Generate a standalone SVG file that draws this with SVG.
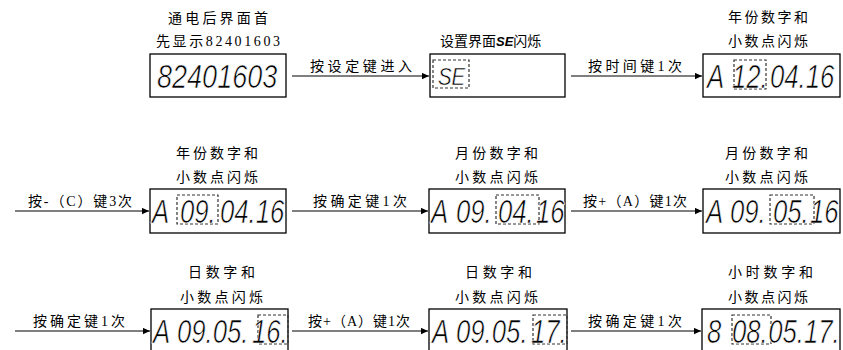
<svg xmlns="http://www.w3.org/2000/svg" width="843" height="350" viewBox="0 0 843 350">
<defs>
<style>
.t { font-family: "Liberation Serif", "Noto Sans CJK SC", serif; font-size: 14px; fill: #000; }
.box { fill: #fff; stroke: #000; stroke-width: 1.3; }
.dash { fill: none; stroke: #333; stroke-width: 1.2; stroke-dasharray: 3 2; }
.seg { font-family: "Liberation Sans", "DejaVu Sans", sans-serif; font-style: italic; font-size: 33px; fill: #000; stroke: #fff; stroke-width: 0.7; }
.segs { font-family: "Liberation Sans", "DejaVu Sans", sans-serif; font-style: italic; font-size: 24px; fill: #000; stroke: #fff; stroke-width: 0.5; }
.ti { font-family: "Liberation Sans", sans-serif; font-style: italic; font-weight: bold; font-size: 13px; }
.conn line { stroke: #000; stroke-width: 1.2; marker-end: url(#ah); }
</style>
<marker id="ah" viewBox="0 0 10 10" refX="10" refY="5" markerWidth="8" markerHeight="7" markerUnits="userSpaceOnUse" orient="auto">
<path d="M0,0.5 L10,5 L0,9.5 z" fill="#000"/>
</marker>
</defs>
<rect width="843" height="350" fill="#fff"/>

<g id="connectors" class="conn">
<line x1="292" y1="76" x2="429" y2="76"/>
<line x1="571" y1="76" x2="702" y2="76"/>
<line x1="15" y1="211" x2="149" y2="211"/>
<line x1="292" y1="211" x2="428" y2="211"/>
<line x1="571" y1="211" x2="702" y2="211"/>
<line x1="15" y1="331" x2="150" y2="331"/>
<line x1="292" y1="331" x2="428" y2="331"/>
<line x1="571" y1="331" x2="701" y2="331"/>
</g>

<g id="labels">
<text class="t" x="310" y="71" textLength="102" lengthAdjust="spacing">按设定键进入</text>
<text class="t" x="588" y="71" textLength="94" lengthAdjust="spacing">按时间键1次</text>
<text class="t" x="28" y="206" textLength="104" lengthAdjust="spacing">按-（C）键3次</text>
<text class="t" x="313" y="206" textLength="94" lengthAdjust="spacing">按确定键1次</text>
<text class="t" x="583" y="206" textLength="104" lengthAdjust="spacing">按+（A）键1次</text>
<text class="t" x="33" y="326" textLength="92" lengthAdjust="spacing">按确定键1次</text>
<text class="t" x="308" y="326" textLength="102" lengthAdjust="spacing">按+（A）键1次</text>
<text class="t" x="588" y="326" textLength="94" lengthAdjust="spacing">按确定键1次</text>
</g>

<g id="node1">
<text class="t" x="168" y="23" textLength="100" lengthAdjust="spacing">通电后界面首</text>
<text class="t" x="156" y="46" textLength="124" lengthAdjust="spacing">先显示82401603</text>
<rect class="box" x="150" y="54" width="136" height="43"/>
<text class="seg" transform="scale(0.82,1)" x="191.46" y="88">82401603</text>
</g>

<g id="node2">
<text class="t" x="440" y="46">设置界面<tspan class="ti">SE</tspan>闪烁</text>
<rect class="box" x="430" y="54" width="135" height="43"/>
<rect class="dash" x="433" y="60" width="36" height="28"/>
<text class="segs" transform="scale(0.85,1)" x="515.3" y="85">SE</text>
</g>

<g id="node3">
<text class="t" x="728" y="22" textLength="80" lengthAdjust="spacing">年份数字和</text>
<text class="t" x="728" y="46" textLength="80" lengthAdjust="spacing">小数点闪烁</text>
<rect class="box" x="703" y="54" width="137" height="43"/>
<rect class="dash" x="734" y="60" width="32" height="29"/>
<text class="seg" transform="scale(0.78,1)" y="88"><tspan x="906.41">A</tspan><tspan x="938.46">12.</tspan><tspan x="987.18">04.16</tspan></text>
</g>

<g id="node4">
<text class="t" x="176" y="158" textLength="82" lengthAdjust="spacing">年份数字和</text>
<text class="t" x="176" y="182" textLength="82" lengthAdjust="spacing">小数点闪烁</text>
<rect class="box" x="150" y="189" width="136" height="44"/>
<rect class="dash" x="177" y="195" width="41" height="29"/>
<text class="seg" transform="scale(0.78,1)" y="223"><tspan x="194.87">A</tspan><tspan x="230.77">09.</tspan><tspan x="282.05">04.16</tspan></text>
</g>

<g id="node5">
<text class="t" x="455" y="158" textLength="83" lengthAdjust="spacing">月份数字和</text>
<text class="t" x="455" y="182" textLength="83" lengthAdjust="spacing">小数点闪烁</text>
<rect class="box" x="429" y="189" width="136" height="44"/>
<rect class="dash" x="496" y="195" width="43" height="29"/>
<text class="seg" transform="scale(0.78,1)" y="223"><tspan x="552.56">A</tspan><tspan x="584.62">09.</tspan><tspan x="638.46">04.</tspan><tspan x="687.18">16</tspan></text>
</g>

<g id="node6">
<text class="t" x="725" y="158" textLength="83" lengthAdjust="spacing">月份数字和</text>
<text class="t" x="725" y="182" textLength="83" lengthAdjust="spacing">小数点闪烁</text>
<rect class="box" x="703" y="189" width="137" height="44"/>
<rect class="dash" x="770" y="195" width="44" height="29"/>
<text class="seg" transform="scale(0.78,1)" y="223"><tspan x="905.13">A</tspan><tspan x="935.9">09.</tspan><tspan x="991.03">05.</tspan><tspan x="1038.46">16</tspan></text>
</g>

<g id="node7">
<text class="t" x="188" y="277" textLength="67" lengthAdjust="spacing">日数字和</text>
<text class="t" x="180" y="302" textLength="83" lengthAdjust="spacing">小数点闪烁</text>
<rect class="box" x="151" y="309" width="137" height="50"/>
<rect class="dash" x="258" y="315" width="30" height="29"/>
<text class="seg" transform="scale(0.78,1)" y="343"><tspan x="196.15">A</tspan><tspan x="226.92">09.05.</tspan><tspan x="323.08">16.</tspan></text>
</g>

<g id="node8">
<text class="t" x="465" y="277" textLength="67" lengthAdjust="spacing">日数字和</text>
<text class="t" x="455" y="302" textLength="83" lengthAdjust="spacing">小数点闪烁</text>
<rect class="box" x="429" y="309" width="138" height="50"/>
<rect class="dash" x="533" y="315" width="34" height="29"/>
<text class="seg" transform="scale(0.78,1)" y="343"><tspan x="553.85">A</tspan><tspan x="584.62">09.05.</tspan><tspan x="680.77">17.</tspan></text>
</g>

<g id="node9">
<text class="t" x="728" y="277" textLength="85" lengthAdjust="spacing">小时数字和</text>
<text class="t" x="728" y="302" textLength="80" lengthAdjust="spacing">小数点闪烁</text>
<rect class="box" x="702" y="309" width="138" height="50"/>
<rect class="dash" x="732" y="315" width="39" height="29"/>
<text class="seg" transform="scale(0.78,1)" y="343"><tspan x="906.41">8</tspan><tspan x="938.46">08.</tspan><tspan x="984.87">05.17.</tspan></text>
</g>
</svg>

+---+

GIVEN PROBLEM:
Copy every line of the data exactly as written, excluding the pictures.

SOLUTION FOR THIS PROBLEM:
Generate a standalone SVG file that draws this with SVG.
<svg xmlns="http://www.w3.org/2000/svg" width="843" height="350" viewBox="0 0 843 350">
<defs>
<style>
.t { font-family: "Liberation Serif", "Noto Sans CJK SC", serif; font-size: 14px; fill: #000; }
.box { fill: #fff; stroke: #000; stroke-width: 1.3; }
.dash { fill: none; stroke: #333; stroke-width: 1.2; stroke-dasharray: 3 2; }
.seg { font-family: "Liberation Sans", "DejaVu Sans", sans-serif; font-style: italic; font-size: 33px; fill: #000; stroke: #fff; stroke-width: 0.7; }
.segs { font-family: "Liberation Sans", "DejaVu Sans", sans-serif; font-style: italic; font-size: 24px; fill: #000; stroke: #fff; stroke-width: 0.5; }
.ti { font-family: "Liberation Sans", sans-serif; font-style: italic; font-weight: bold; font-size: 13px; }
.conn line { stroke: #000; stroke-width: 1.2; marker-end: url(#ah); }
</style>
<marker id="ah" viewBox="0 0 10 10" refX="10" refY="5" markerWidth="8" markerHeight="7" markerUnits="userSpaceOnUse" orient="auto">
<path d="M0,0.5 L10,5 L0,9.5 z" fill="#000"/>
</marker>
</defs>
<rect width="843" height="350" fill="#fff"/>

<g id="connectors" class="conn">
<line x1="292" y1="76" x2="429" y2="76"/>
<line x1="571" y1="76" x2="702" y2="76"/>
<line x1="15" y1="211" x2="149" y2="211"/>
<line x1="292" y1="211" x2="428" y2="211"/>
<line x1="571" y1="211" x2="702" y2="211"/>
<line x1="15" y1="331" x2="150" y2="331"/>
<line x1="292" y1="331" x2="428" y2="331"/>
<line x1="571" y1="331" x2="701" y2="331"/>
</g>

<g id="labels">
<text class="t" x="310" y="71" textLength="102" lengthAdjust="spacing">按设定键进入</text>
<text class="t" x="588" y="71" textLength="94" lengthAdjust="spacing">按时间键1次</text>
<text class="t" x="28" y="206" textLength="104" lengthAdjust="spacing">按-（C）键3次</text>
<text class="t" x="313" y="206" textLength="94" lengthAdjust="spacing">按确定键1次</text>
<text class="t" x="583" y="206" textLength="104" lengthAdjust="spacing">按+（A）键1次</text>
<text class="t" x="33" y="326" textLength="92" lengthAdjust="spacing">按确定键1次</text>
<text class="t" x="308" y="326" textLength="102" lengthAdjust="spacing">按+（A）键1次</text>
<text class="t" x="588" y="326" textLength="94" lengthAdjust="spacing">按确定键1次</text>
</g>

<g id="node1">
<text class="t" x="168" y="23" textLength="100" lengthAdjust="spacing">通电后界面首</text>
<text class="t" x="156" y="46" textLength="124" lengthAdjust="spacing">先显示82401603</text>
<rect class="box" x="150" y="54" width="136" height="43"/>
<text class="seg" transform="scale(0.82,1)" x="191.46" y="88">82401603</text>
</g>

<g id="node2">
<text class="t" x="440" y="46">设置界面<tspan class="ti">SE</tspan>闪烁</text>
<rect class="box" x="430" y="54" width="135" height="43"/>
<rect class="dash" x="433" y="60" width="36" height="28"/>
<text class="segs" transform="scale(0.85,1)" x="515.3" y="85">SE</text>
</g>

<g id="node3">
<text class="t" x="728" y="22" textLength="80" lengthAdjust="spacing">年份数字和</text>
<text class="t" x="728" y="46" textLength="80" lengthAdjust="spacing">小数点闪烁</text>
<rect class="box" x="703" y="54" width="137" height="43"/>
<rect class="dash" x="734" y="60" width="32" height="29"/>
<text class="seg" transform="scale(0.78,1)" y="88"><tspan x="906.41">A</tspan><tspan x="938.46">12.</tspan><tspan x="987.18">04.16</tspan></text>
</g>

<g id="node4">
<text class="t" x="176" y="158" textLength="82" lengthAdjust="spacing">年份数字和</text>
<text class="t" x="176" y="182" textLength="82" lengthAdjust="spacing">小数点闪烁</text>
<rect class="box" x="150" y="189" width="136" height="44"/>
<rect class="dash" x="177" y="195" width="41" height="29"/>
<text class="seg" transform="scale(0.78,1)" y="223"><tspan x="194.87">A</tspan><tspan x="230.77">09.</tspan><tspan x="282.05">04.16</tspan></text>
</g>

<g id="node5">
<text class="t" x="455" y="158" textLength="83" lengthAdjust="spacing">月份数字和</text>
<text class="t" x="455" y="182" textLength="83" lengthAdjust="spacing">小数点闪烁</text>
<rect class="box" x="429" y="189" width="136" height="44"/>
<rect class="dash" x="496" y="195" width="43" height="29"/>
<text class="seg" transform="scale(0.78,1)" y="223"><tspan x="552.56">A</tspan><tspan x="584.62">09.</tspan><tspan x="638.46">04.</tspan><tspan x="687.18">16</tspan></text>
</g>

<g id="node6">
<text class="t" x="725" y="158" textLength="83" lengthAdjust="spacing">月份数字和</text>
<text class="t" x="725" y="182" textLength="83" lengthAdjust="spacing">小数点闪烁</text>
<rect class="box" x="703" y="189" width="137" height="44"/>
<rect class="dash" x="770" y="195" width="44" height="29"/>
<text class="seg" transform="scale(0.78,1)" y="223"><tspan x="905.13">A</tspan><tspan x="935.9">09.</tspan><tspan x="991.03">05.</tspan><tspan x="1038.46">16</tspan></text>
</g>

<g id="node7">
<text class="t" x="188" y="277" textLength="67" lengthAdjust="spacing">日数字和</text>
<text class="t" x="180" y="302" textLength="83" lengthAdjust="spacing">小数点闪烁</text>
<rect class="box" x="151" y="309" width="137" height="50"/>
<rect class="dash" x="258" y="315" width="30" height="29"/>
<text class="seg" transform="scale(0.78,1)" y="343"><tspan x="196.15">A</tspan><tspan x="226.92">09.05.</tspan><tspan x="323.08">16.</tspan></text>
</g>

<g id="node8">
<text class="t" x="465" y="277" textLength="67" lengthAdjust="spacing">日数字和</text>
<text class="t" x="455" y="302" textLength="83" lengthAdjust="spacing">小数点闪烁</text>
<rect class="box" x="429" y="309" width="138" height="50"/>
<rect class="dash" x="533" y="315" width="34" height="29"/>
<text class="seg" transform="scale(0.78,1)" y="343"><tspan x="553.85">A</tspan><tspan x="584.62">09.05.</tspan><tspan x="680.77">17.</tspan></text>
</g>

<g id="node9">
<text class="t" x="728" y="277" textLength="85" lengthAdjust="spacing">小时数字和</text>
<text class="t" x="728" y="302" textLength="80" lengthAdjust="spacing">小数点闪烁</text>
<rect class="box" x="702" y="309" width="138" height="50"/>
<rect class="dash" x="732" y="315" width="39" height="29"/>
<text class="seg" transform="scale(0.78,1)" y="343"><tspan x="906.41">8</tspan><tspan x="938.46">08.</tspan><tspan x="984.87">05.17.</tspan></text>
</g>
</svg>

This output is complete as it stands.